Brussels was put on its highest alert level on Saturday because of a serious and imminent threat, with the public told to avoid crowded places. The city’s metro system will be closed this weekend and football matches cancelled.

The Davis Cup final between Belgium and Great Britain is due to take place next weekend in Ghent, only 35 miles from Brussels.

The ITF, which organises the competition, has been in discussions with Belgian authorities since it emerged that Brussels was at the centre of the terrorist plot that led to the attacks on Paris.

ITF president David Haggerty said in a statement: “Over the last week, the ITF has been in constant contact with the relevant authorities, the Royal Belgian Tennis Federation, the Lawn Tennis Association and our risk assessment company, and this dialogue continues today.

“We are aware that Belgium has raised the terror alert level for Brussels. This greatly concerns us but, at the present time, we are still continuing with preparations for the final.

“What I said last weekend is true today: security of players, fans, media and working staff remains our highest priority.”

The LTA has been taking advice from the Foreign Office, which on Saturday issued new guidance for Britons visiting Belgium, advising against visiting places where there is a high concentration of people.

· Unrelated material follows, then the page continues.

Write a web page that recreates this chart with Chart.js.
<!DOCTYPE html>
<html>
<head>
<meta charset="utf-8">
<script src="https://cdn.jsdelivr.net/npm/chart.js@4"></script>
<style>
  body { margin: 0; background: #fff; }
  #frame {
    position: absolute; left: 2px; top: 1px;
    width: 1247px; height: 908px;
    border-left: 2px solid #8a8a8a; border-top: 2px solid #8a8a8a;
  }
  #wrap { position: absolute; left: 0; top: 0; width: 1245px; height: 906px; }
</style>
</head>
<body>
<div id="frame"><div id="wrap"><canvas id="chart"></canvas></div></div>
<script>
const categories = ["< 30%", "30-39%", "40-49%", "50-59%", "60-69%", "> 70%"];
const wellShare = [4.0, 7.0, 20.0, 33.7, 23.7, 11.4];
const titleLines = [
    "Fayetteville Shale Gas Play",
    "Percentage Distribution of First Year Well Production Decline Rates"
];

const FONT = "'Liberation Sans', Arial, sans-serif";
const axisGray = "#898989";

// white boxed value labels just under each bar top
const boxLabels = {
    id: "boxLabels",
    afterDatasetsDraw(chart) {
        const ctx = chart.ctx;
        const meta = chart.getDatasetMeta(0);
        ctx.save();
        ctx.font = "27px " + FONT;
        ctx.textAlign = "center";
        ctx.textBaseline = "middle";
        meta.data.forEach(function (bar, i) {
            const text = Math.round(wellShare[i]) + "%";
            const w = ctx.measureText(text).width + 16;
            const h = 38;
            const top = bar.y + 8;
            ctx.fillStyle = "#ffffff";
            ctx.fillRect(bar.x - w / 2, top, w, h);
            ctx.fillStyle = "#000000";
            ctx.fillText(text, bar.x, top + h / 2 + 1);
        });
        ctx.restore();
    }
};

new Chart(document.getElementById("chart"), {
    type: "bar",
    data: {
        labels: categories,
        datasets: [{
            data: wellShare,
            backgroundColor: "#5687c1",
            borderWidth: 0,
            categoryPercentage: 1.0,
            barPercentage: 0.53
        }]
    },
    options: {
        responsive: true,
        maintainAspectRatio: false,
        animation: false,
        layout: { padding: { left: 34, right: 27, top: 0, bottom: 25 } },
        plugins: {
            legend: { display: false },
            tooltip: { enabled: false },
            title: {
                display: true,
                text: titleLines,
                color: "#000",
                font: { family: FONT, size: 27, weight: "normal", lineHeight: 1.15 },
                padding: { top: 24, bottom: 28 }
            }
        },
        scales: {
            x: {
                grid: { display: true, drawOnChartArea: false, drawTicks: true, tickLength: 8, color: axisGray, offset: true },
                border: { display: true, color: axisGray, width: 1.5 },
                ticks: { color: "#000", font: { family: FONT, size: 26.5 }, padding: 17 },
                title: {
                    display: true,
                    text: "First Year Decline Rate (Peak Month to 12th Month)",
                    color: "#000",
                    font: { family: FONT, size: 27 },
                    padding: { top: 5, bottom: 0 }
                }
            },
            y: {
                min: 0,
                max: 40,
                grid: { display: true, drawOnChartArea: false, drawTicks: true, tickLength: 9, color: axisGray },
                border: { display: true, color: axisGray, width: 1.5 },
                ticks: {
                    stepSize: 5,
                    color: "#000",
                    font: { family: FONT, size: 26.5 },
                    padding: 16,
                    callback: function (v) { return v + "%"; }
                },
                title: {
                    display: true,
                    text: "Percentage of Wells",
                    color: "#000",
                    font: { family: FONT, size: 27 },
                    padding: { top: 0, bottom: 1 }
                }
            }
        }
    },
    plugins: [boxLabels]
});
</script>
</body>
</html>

The British team, led by Andy Murray, is due to travel to Belgium on Sunday to begin preparations for the final, which gets under way on Friday.

The message from the British team so far has been very much that they are keen to carry on as normal, with Murray saying: “I don’t want to live my life in fear each time I step on a tennis court.”

Speaking prior to the latest developments from Belgium, captain Leon Smith remained very hopeful the event would go ahead.

He said: “I think it’s natural to have some worries but I hope nothing stops us going to Ghent to play the final because I think it’s important that everyone rises above it, and this event should take place, unless of course something else happens between now and then.

“We’re getting daily updates on what’s happening there and that’s as much as we can do. Of course safety, not just for the team but the fans and everyone that’s going, that’s the most important thing.”